The on-on continued past the previous circle check, going up the hill and chasing away stray sheep, who were most likely getting rather ticked off with the rowdy bunch that followed them everywhere. At the point of the fifth (or was it fourth?) circle check, the hash took an unexpected turn that even the senior hare advisor (one “Mrs Boozer”) couldn’t have expected. It seemed that some little goblin had changed the route of the hash, without telling even the other hares!


After a while, the circle was completed, and the hashers were greeted by a sixth (or was it fifth?) circle check.
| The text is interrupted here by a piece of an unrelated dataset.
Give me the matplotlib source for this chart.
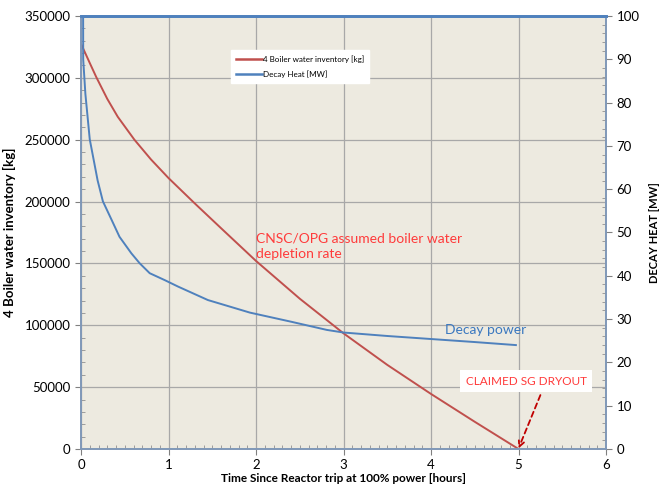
import matplotlib
matplotlib.use('Agg')
import matplotlib.pyplot as plt
from matplotlib.ticker import MultipleLocator

# datos
inv_t = [0, 0.1, 0.175, 0.3, 0.42, 0.61, 0.8, 1.0, 1.3, 1.6, 2.0, 2.5, 3.0, 3.5, 4.0, 4.5, 5.0]
inv_kg = [327500, 312000, 300500, 283000, 268500, 250000, 234000, 219000, 198500, 178500,
          152000, 121500, 93500, 68000, 44500, 22000, 0]

decay_t = [0.022, 0.025, 0.05, 0.1, 0.19, 0.25, 0.35, 0.44, 0.575, 0.67, 0.785, 0.957,
           1.11, 1.45, 1.93, 2.4, 2.81, 3.0, 3.5, 4.0, 4.5, 4.97]
decay_mw = [130, 90, 82, 71.5, 62, 57.2, 52.9, 49.0, 45.2, 42.9, 40.6, 39.0,
            37.5, 34.4, 31.5, 29.4, 27.5, 26.9, 26.1, 25.4, 24.7, 24.0]

x_ticks = [0, 1, 2, 3, 4, 5, 6]
left_ticks = [0, 50000, 100000, 150000, 200000, 250000, 300000, 350000]
right_ticks = [0, 10, 20, 30, 40, 50, 60, 70, 80, 90, 100]

plt.rcParams['font.family'] = ['Lato', 'DejaVu Sans']

red = '#C0504D'
blue = '#4F81BD'
spine_c = '#8098B8'

fig = plt.figure(figsize=(6.64, 4.91), dpi=100)
ax = fig.add_axes([0.122, 0.0855, 0.7907, 0.882])
ax.set_facecolor('#EDEAE0')
ax2 = ax.twinx()
ax2.patch.set_visible(False)

l1, = ax.plot(inv_t, inv_kg, color=red, lw=1.4, label='4 Boiler water inventory [kg]')
l2, = ax2.plot(decay_t, decay_mw, color=blue, lw=1.4, label='Decay Heat [MW]')

ax.set_xlim(0, 6)
ax.set_ylim(0, 350000)
ax2.set_ylim(0, 100)
ax.set_xticks(x_ticks)
ax.set_yticks(left_ticks)
ax2.set_yticks(right_ticks)
ax.xaxis.set_minor_locator(MultipleLocator(0.1))
ax.yaxis.set_minor_locator(MultipleLocator(10000))
ax2.yaxis.set_minor_locator(MultipleLocator(2))

ax.grid(True, which='major', color='#A8A8A8', lw=0.9)
ax.set_axisbelow(True)

for a in (ax, ax2):
    a.tick_params(which='major', direction='out', length=4, color='#808080', labelsize=9.5)
    a.tick_params(which='minor', direction='in', length=3, color='#909090')
    for s in a.spines.values():
        s.set_color(spine_c)
        s.set_linewidth(1.2)
    a.spines['top'].set_color(blue)
    a.spines['top'].set_linewidth(2)

ax.set_xlabel('Time Since Reactor trip at 100% power [hours]', fontsize=8.5,
              fontweight='bold', labelpad=1)
ax.set_ylabel('4 Boiler water inventory [kg]', fontsize=9.5, fontweight='bold', labelpad=6)
ax2.set_ylabel('DECAY HEAT [MW]', fontsize=8, fontweight='bold', labelpad=7)

leg = ax.legend(handles=[l1, l2], loc='upper left', bbox_to_anchor=(0.286, 0.921),
                borderaxespad=0, fontsize=5.8, frameon=True, fancybox=False,
                handlelength=3.2, handletextpad=0.1, borderpad=0.6, labelspacing=0.9)
leg.get_frame().set_edgecolor('white')
leg.get_frame().set_alpha(1)
for h in leg.get_lines():
    h.set_linewidth(1.8)

ax.text(2.0, 164000, 'CNSC/OPG assumed boiler water\ndepletion rate', color='#FF3B3B',
        fontsize=10, ha='left', va='center', linespacing=1.3)
ax.text(4.16, 96000, 'Decay power', color='#3A78C0', fontsize=10, ha='left', va='center')
ax.text(5.09, 54900, 'CLAIMED SG DRYOUT', color='#FF3B3B', fontsize=8.5,
        ha='center', va='center',
        bbox=dict(facecolor='white', edgecolor='none', pad=4))
ax.annotate('', xy=(5.0, 500), xytext=(5.25, 43600),
            arrowprops=dict(arrowstyle='->', color='#C00000', lw=1.3,
                            linestyle=(0, (3, 2)), shrinkA=0, shrinkB=0))

fig.savefig('out.png', dpi=100, facecolor='white')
The Hairy Pair and Boozy Juniors were congratulated on an OK first hash. Food, drink and stories were shared, but many hashers set off early in the pursuit of a curry.


Next week: 4.30pm, Governor’s lodge, Cross Hill


 Hares: Over and Done With and Daddy Dough Balls


Bring a plate of eats/something for the barbecue


“A friend is one who walks in when others walk out.”